Reimagining Gender in a Tale as Old as Time: Gender and Narrative Play in Young Adult Retellings of Beauty and the Beast
Summary
This thesis explores how socializing metanarratives of gender are re-conceptualized through narrative play in young adult retellings of "Beauty and the Beast" influenced by late-twentieth and early twenty-first century women’s movements. Metanarratives presented in traditional fairy tales are often antithetical to modern world views, and consequently sets of metanarratives are fighting for the implicit, invisible, socially dominant position in society. This thesis discusses retellings by Robin McKinley, Alex Flinn, and the Walt Disney Company.
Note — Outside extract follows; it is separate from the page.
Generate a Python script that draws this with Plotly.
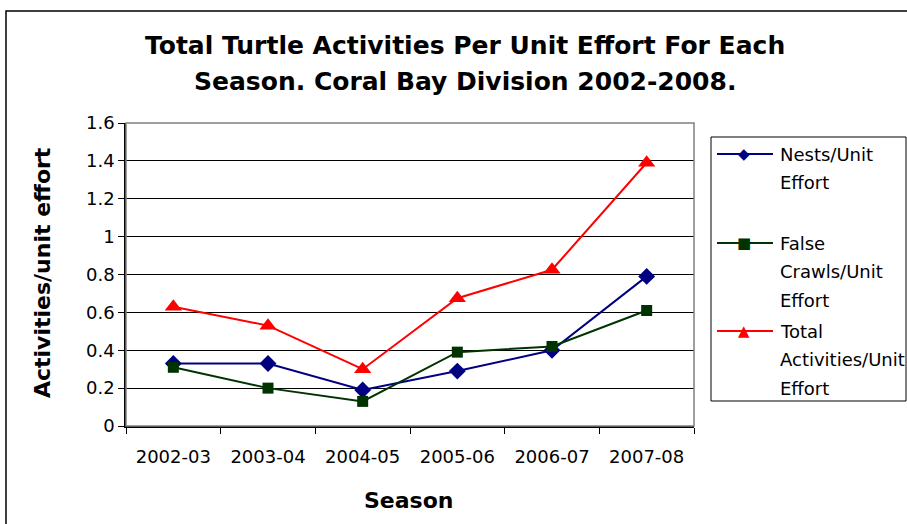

They create a dialogue between traditional metanarratives, their retellings, and their intended adolescent audience. Their use of narrative techniques and strategies to alter traditional narrative patterns, motifs, characters, and plot lines determines whether these retellings disrupt or maintain traditional metanarratives of gender, including those of feminine beauty, conduct, agency, and male-female relationships. I focus on the complexity with which retellings re-envision the traditional tales to alter existing metanarratives and how they use narrative strategies to do this. I argue that the more disruptive narrative strategies are to fairy tale structure and frames as opposed to motifs and characters, the more enabled the retelling is to battle traditional metanarratives of gender.